Evans i Cisse zagrożeni dłuższym zawieszeniem po "mokrym" incydencie (WIDEO)
Johnny Evans i Papiss Cisse stają przed groźbą dłuższej przerwy od spotkań w Premier League. Angielska federacja właśnie wszczęła dochodzenie w sprawie incydentu, w którym brała udział wymieniona dwójka. Brytyjskie media wspominają nawet o sześciu meczach zawieszenia.
Na pięć minut przed końcem pierwszej połowy spotkania pomiędzy Manchesterem United i Newcastle, doszło do starcia pomiędzy obrońcą Czerwonych Diabłów i napastnikiem Srok. Początkowo kamery nie uchwyciły momentu, w którym obaj zawodnicy pluli na siebie, ale materiały analizowane już po końcowym gwizdku nie pozostawiają złudzeń. FA już ogłosiła wszczęcie śledztwa, a w tym momencie oczekuje na raport od sędziego wczorajszego meczu i rzecz jasna weźmie pod uwagę zdjęcia, na których ewidentnie widać jak zawodnicy nawzajem się opluwają.
- Stałem zbyt daleko, by widzieć jak ktoś kogoś opluwa. - stwierdził po meczu Louis van Gaal. - Jednak nie potrafię sobie wyobrazić, by ktoś taki jak Johnny Evans był w stanie opluć rywala. Nie mogę tego rozsądzić, bo nie widziałem całej sytuacji, ale nie potrafię sobie tego wyobrazić.
- Widziałem jedynie spięcie między dwoma zawodnikami.

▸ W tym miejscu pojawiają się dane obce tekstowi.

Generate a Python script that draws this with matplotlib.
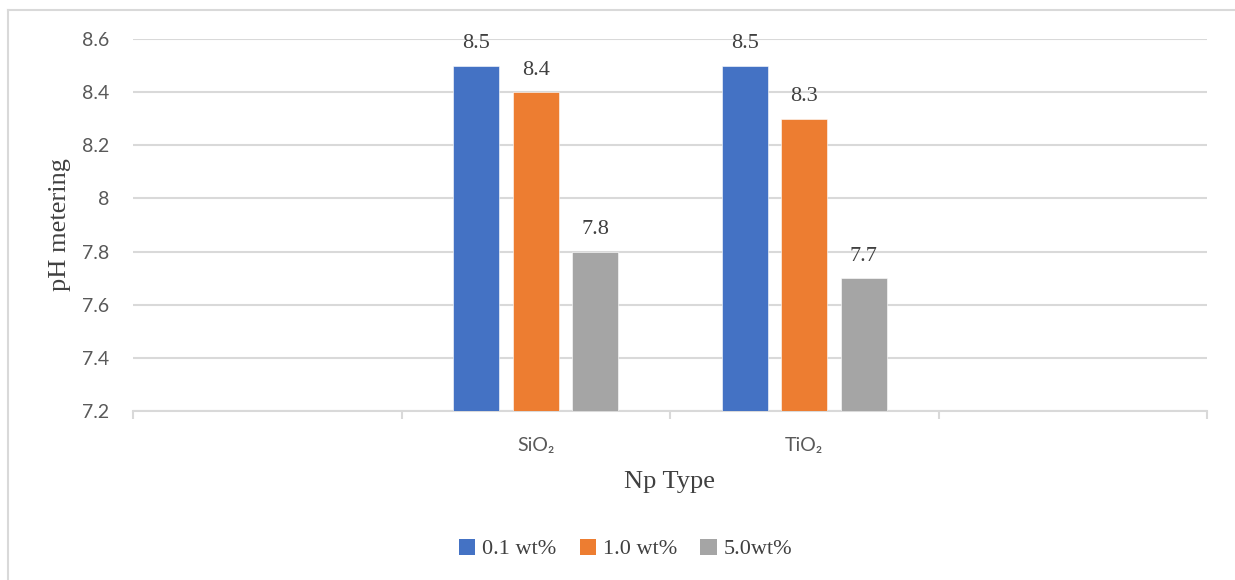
import numpy as np
import matplotlib
matplotlib.use("Agg")
import matplotlib.pyplot as plt
from matplotlib.lines import Line2D
from matplotlib.patches import Patch

# Categories along the x axis (the outer two are empty slots)
categories = ["", "SiO\u2082", "TiO\u2082", ""]
series_names = ["0.1 wt%", "1.0 wt%", "5.0wt%"]
ph_01 = [np.nan, 8.5, 8.5, np.nan]
ph_10 = [np.nan, 8.4, 8.3, np.nan]
ph_50 = [np.nan, 7.8, 7.7, np.nan]
y_ticks = [7.2, 7.4, 7.6, 7.8, 8.0, 8.2, 8.4, 8.6]
y_tick_labels = ["7.2", "7.4", "7.6", "7.8", "8", "8.2", "8.4", "8.6"]

colors = ["#4472C4", "#ED7D31", "#A5A5A5"]
grid_color = "#D9D9D9"
tick_color = "#595959"
text_color = "#404040"
sans = ["Lato", "DejaVu Sans"]
serif = ["Liberation Serif", "DejaVu Serif"]

fig = plt.figure(figsize=(12.35, 5.8), dpi=100)
ax = fig.add_axes([133 / 1235, 1 - 411 / 580, (1207 - 133) / 1235, (411 - 39) / 580])

x = np.arange(len(categories))
bar_w = 0.172
step = 0.222
all_series = [ph_01, ph_10, ph_50]
base = y_ticks[0]
for i, (vals, col) in enumerate(zip(all_series, colors)):
    vals = np.asarray(vals, dtype=float)
    pos = x + (i - 1) * step
    ok = ~np.isnan(vals)
    ax.bar(pos[ok], vals[ok] - base, bottom=base, width=bar_w, color=col,
           edgecolor="white", linewidth=0.4, zorder=3)
    for px, v in zip(pos[ok], vals[ok]):
        ax.annotate(f"{v:g}", (px, v), xytext=(0, 9), textcoords="offset points",
                    ha="center", va="bottom", fontsize=16, family=serif,
                    color=text_color)

ax.set_ylim(y_ticks[0], y_ticks[-1])
ax.set_xlim(-0.5, len(categories) - 0.5)
ax.set_yticks(y_ticks)
ax.set_yticklabels(y_tick_labels, fontsize=14, family=sans, color=tick_color)
ax.tick_params(axis="y", length=0, pad=17)
ax.yaxis.grid(True, color=grid_color, linewidth=1.5, zorder=0)
ax.set_axisbelow(True)

# Category boundaries carry tick marks, names sit at the centres
ax.set_xticks(np.arange(len(categories) + 1) - 0.5)
ax.set_xticklabels([])
ax.tick_params(axis="x", which="major", length=6, width=1.5, color=grid_color, direction="out")
ax.set_xticks(x, minor=True)
ax.set_xticklabels(categories, minor=True, fontsize=14, family=sans, color=tick_color)
ax.tick_params(axis="x", which="minor", length=0, pad=19)

for s in ["top", "right", "left"]:
    ax.spines[s].set_visible(False)
ax.spines["bottom"].set_color(grid_color)
ax.spines["bottom"].set_linewidth(1.5)

ax.set_ylabel("pH metering", fontsize=19, family=serif, color=text_color, labelpad=8)
ax.set_xlabel("Np Type", fontsize=19, family=serif, color=text_color, labelpad=12)

handles = [Patch(facecolor=c, edgecolor="none") for c in colors]
fig.legend(handles, series_names, loc="center", bbox_to_anchor=(0.5065, 1 - 549 / 580),
           ncol=3, frameon=False, prop={"family": serif, "size": 16},
           handlelength=0.75, handleheight=0.75, handletextpad=0.3, columnspacing=1.05,
           labelcolor=text_color)

# Chart frame (top and left edges)
fig.add_artist(Line2D([8 / 1235, 1.0], [1 - 10 / 580, 1 - 10 / 580],
                      transform=fig.transFigure, color=grid_color, linewidth=1.5))
fig.add_artist(Line2D([8 / 1235, 8 / 1235], [0.0, 1 - 10 / 580],
                      transform=fig.transFigure, color=grid_color, linewidth=1.5))

fig.savefig("out.png", dpi=100, facecolor="white")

Sądzę, że muszę się temu lepiej przyjrzeć nim wypowiem się na ten temat - w podobnym tonie wypowiadał się John Carver, szkoleniowiec Srok.
Co ciekawe, z większą karą może się liczyć Senegalczyk, który już na początku sezonu został przez FA ukarany za brutalne zachowanie.